State Senate Majority Leader Andrea Stewart-Cousins said she has enough support to pass all nine rent regulation bills pushed by tenant advocates, including the controversial “good cause eviction” legislation. Afterward, all six Democratic state senators from Long Island said they do not support the bill as written, creating uncertainty about the level of support. Stewart-Cousins and Assembly Speaker Carl Heastie said they plan to work with Gov. Andrew Cuomo to renew and strengthen the rent laws, which expire June 15, disappointing tenant advocates who view Cuomo as an impediment to reform.

Hate crimes rising in NYC

Hate crimes have risen sharply in New York City so far in 2019. Through June 2, 184 incidents have been reported, a 64% rise compared to the same period last year. In the wake of the surge, which has been driven by anti-Semitic incidents, de Blasio announced the city would open its new Office for the Prevention of Hate Crimes this summer, ahead of schedule.

De Blasio’s endorsements 

New York City Mayor Bill de Blasio has picked up his first presidential endorsements.

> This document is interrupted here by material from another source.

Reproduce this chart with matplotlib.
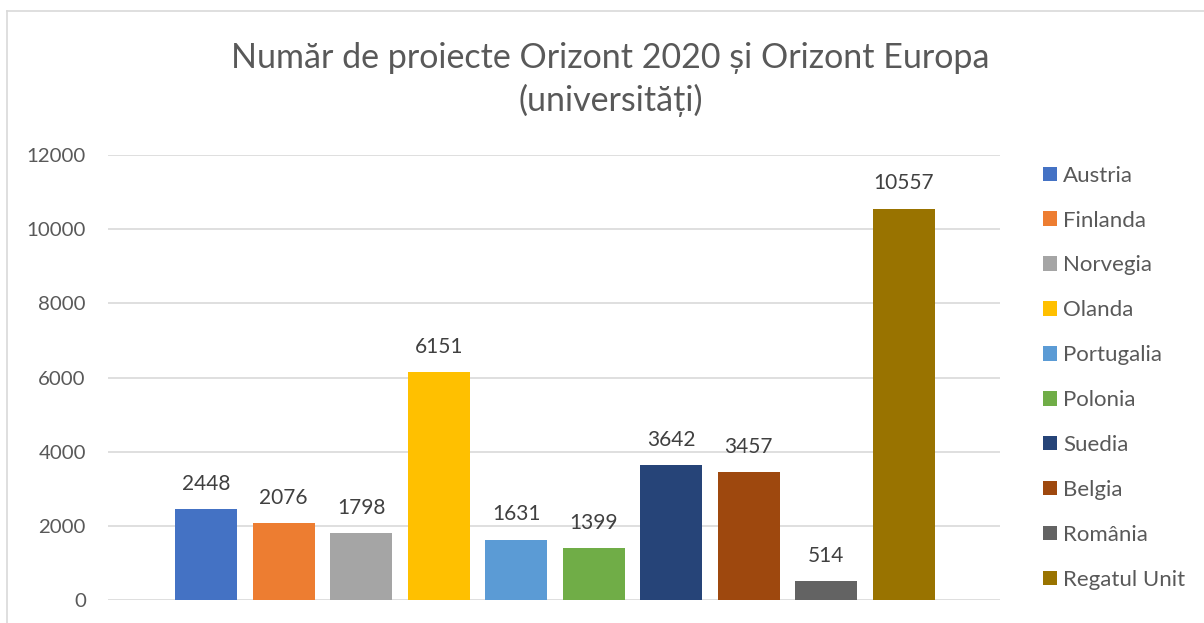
import matplotlib.pyplot as plt
from matplotlib.lines import Line2D

countries = ['Austria', 'Finlanda', 'Norvegia', 'Olanda', 'Portugalia',
             'Polonia', 'Suedia', 'Belgia', 'România', 'Regatul Unit']
projects = [2448, 2076, 1798, 6151, 1631, 1399, 3642, 3457, 514, 10557]
colors = ['#4472C4', '#ED7D31', '#A5A5A5', '#FFC000', '#5B9BD5',
          '#70AD47', '#264478', '#9E480E', '#636363', '#997300']
yticks = [0, 2000, 4000, 6000, 8000, 10000, 12000]

txt = '#595959'
plt.rcParams['font.family'] = ['Lato', 'DejaVu Sans']

fig = plt.figure(figsize=(12.04, 6.23), dpi=100)
ax = fig.add_axes([0.0897, 0.0369, 0.7409, 0.7143])

x = list(range(len(countries)))
bars = ax.bar(x, projects, width=0.8, color=colors, label=countries, zorder=2)
for b, v in zip(bars, projects):
    ax.annotate(str(v), (b.get_x() + b.get_width() / 2, v), xytext=(0, 11),
                textcoords='offset points', ha='center', va='bottom',
                fontsize=15, color='#404040')

ax.set_xlim(-1.265, 10.24)
ax.set_ylim(0, 12000)
ax.set_yticks(yticks)
ax.set_xticks([])
ax.tick_params(axis='y', length=0, pad=16, labelsize=14.7, labelcolor=txt)
ax.grid(axis='y', color='#D9D9D9', linewidth=1.2, zorder=0)
for s in ax.spines.values():
    s.set_visible(False)

fig.text(0.507, 0.872, 'Număr de proiecte Orizont 2020 și Orizont Europa\n(universități)',
         ha='center', va='center', fontsize=24.5, color=txt, linespacing=1.38)

leg = fig.legend(handles=bars.patches, labels=countries, loc='upper left',
                 bbox_to_anchor=(0.857, 0.752), frameon=False, fontsize=16,
                 labelcolor=txt, handlelength=0.63, handleheight=0.63,
                 handletextpad=0.27, labelspacing=1.12, borderpad=0)

# outer chart border (top and left edges visible)
fig.add_artist(Line2D([7 / 1204, 1], [1 - 11 / 623, 1 - 11 / 623],
                      color='#D9D9D9', linewidth=1.2, transform=fig.transFigure))
fig.add_artist(Line2D([7 / 1204, 7 / 1204], [0, 1 - 11 / 623],
                      color='#D9D9D9', linewidth=1.2, transform=fig.transFigure))

fig.savefig('out.png', dpi=100)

Michael Butler, the mayor of Orangeburg, South Carolina, was the first public figure to back de Blasio. De Blasio has visited the South Carolina town, with a population of about 13,000, three times. He also won the backing of the New York Hotel and Motel Trades Council, an influential union and longtime ally that pledged to provide resources to the campaign.

Quinn’s 2021 comeback

The next New York City mayoral race isn’t until 2021, but the field is already taking shape. Now, Christine Quinn is thinking about throwing her hat in the ring again. The former City Council speaker ran in 2013, starting out as a front-runner but ending in third in the Democratic primary. Quinn would be the first female candidate in the 2021 field, and would bring a more moderate voice.

Shake-ups at the MTA

New York City Department of Transportation Commissioner Polly Trottenberg has resigned from the Metropolitan Transportation Authority’s board. Trottenberg, who had questioned Cuomo’s initiatives, is the second de Blasio appointee to step down, following Carl Weisbrod. The mayor nominated a former city labor official, Bob Linn, to succeed Trottenberg, and Dan Zarrilli, his chief climate policy adviser, to replace Weisbrod. Cuomo is reportedly considering nominating Linda Lacewell, the state Department of Financial Services superintendent, and state budget director Robert Mujica to the board. Meanwhile, rumors are swirling that New York City Transit President Andy Byford is on the way out too, although he has denied that he is leaving.

Marijuana in doubt 

A medical marijuana cultivator sorts through the male and female plants.
David Dermer/AP/Shutterstock

Cuomo is casting doubt on the state Legislature’s ability to pass several major bills by the end of the session. He said a bill to legalize recreational marijuana lacks enough support in the state Senate days after saying legalization was one of his top goals this session. State Sen. Liz Krueger, who sponsors the legalization bill, then questioned the governor’s commitment. Cuomo also said he does not expect the Climate and Community Protection Act, a sweeping environmental bill, to pass this year.